Created attachment 1792083 [details] nmstate pod logs Created attachment 1792083 [details] nmstate pod logs Created attachment 1792083 [details] nmstate pod logs Description of problem: NNCP is stuck in progressing while NNCEs all seem to be complete. Configuration was not applied on any of the hosts. Following line in logs looks suspicious: "Operation cannot be fulfilled on nodenetworkconfigurationpolicies \"bigip-ha-policy\": Another node is working on configuration" Version-Release number of selected component (if applicable): CNV 2.6.5 How reproducible: Unknown Steps to Reproduce: 1. Apply multiple policies 2. (All of them are successfully applied now) 3. (Couple of days passes, it is not clear whether it was still healthy) 4. Upgrade CNV Actual results: One of them is successfully applied, the other stuck progressing (for weeks). Expected results: Both should either succeed or fail with a clear error in NNCE. Additional info: It is unclear whether the Policy failed before the upgrade or only after CNV upgrade. Edit: Petr made some clarifications on the description
We don't have a lot to work with here. I'm hoping we would be able to figure why we got stuck on Progressing based on the logs.
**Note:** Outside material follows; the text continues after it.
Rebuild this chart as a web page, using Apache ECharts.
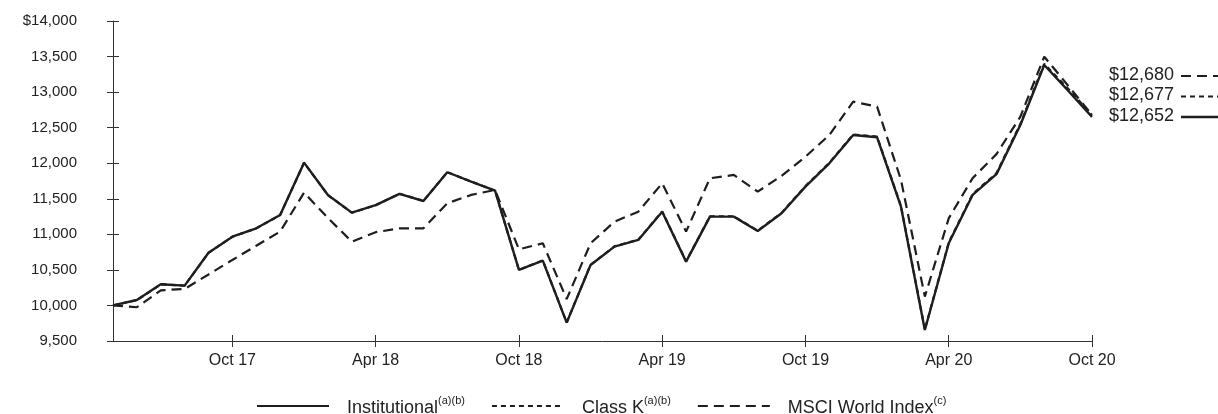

Created attachment 1792101 [details] nmstate logs Logs after deleting and reapplying the bigip-ha.policy and thewsnmacvlanpolicy-bond1 policy. It is taking a very long time for the policy to apply
Just for clarification, the issue is related to CNV 2.6 since the log "Another node is working on" is only there at CNV 4.8 the mechanism is different, so looks like after some time CNV 2.6 is trying to Reconcile NNCPs agains and fail.
@ncocker since this is an upgrade, can you check what RHCOS version are the nodes running on ? We may be having a libnm 0.3 vs NM 1.0 issue.
Also we can try to run the NNCP in parallel so it does not wait for the other nodes (I think there is no issue with that here) for that add "parallel: true" to the NNCP specs.
Looks like during the upgrade a handler pod got restarted in the middle of a progressing NNCP and they left the field "nodeRunningUpdate: worker-3" at the status so the "worker-3" handler thinks that there is something going on and never ends, there is a fix for that https://github.com/nmstate/kubernetes-nmstate/pull/763, can you verify that you have the latest build ?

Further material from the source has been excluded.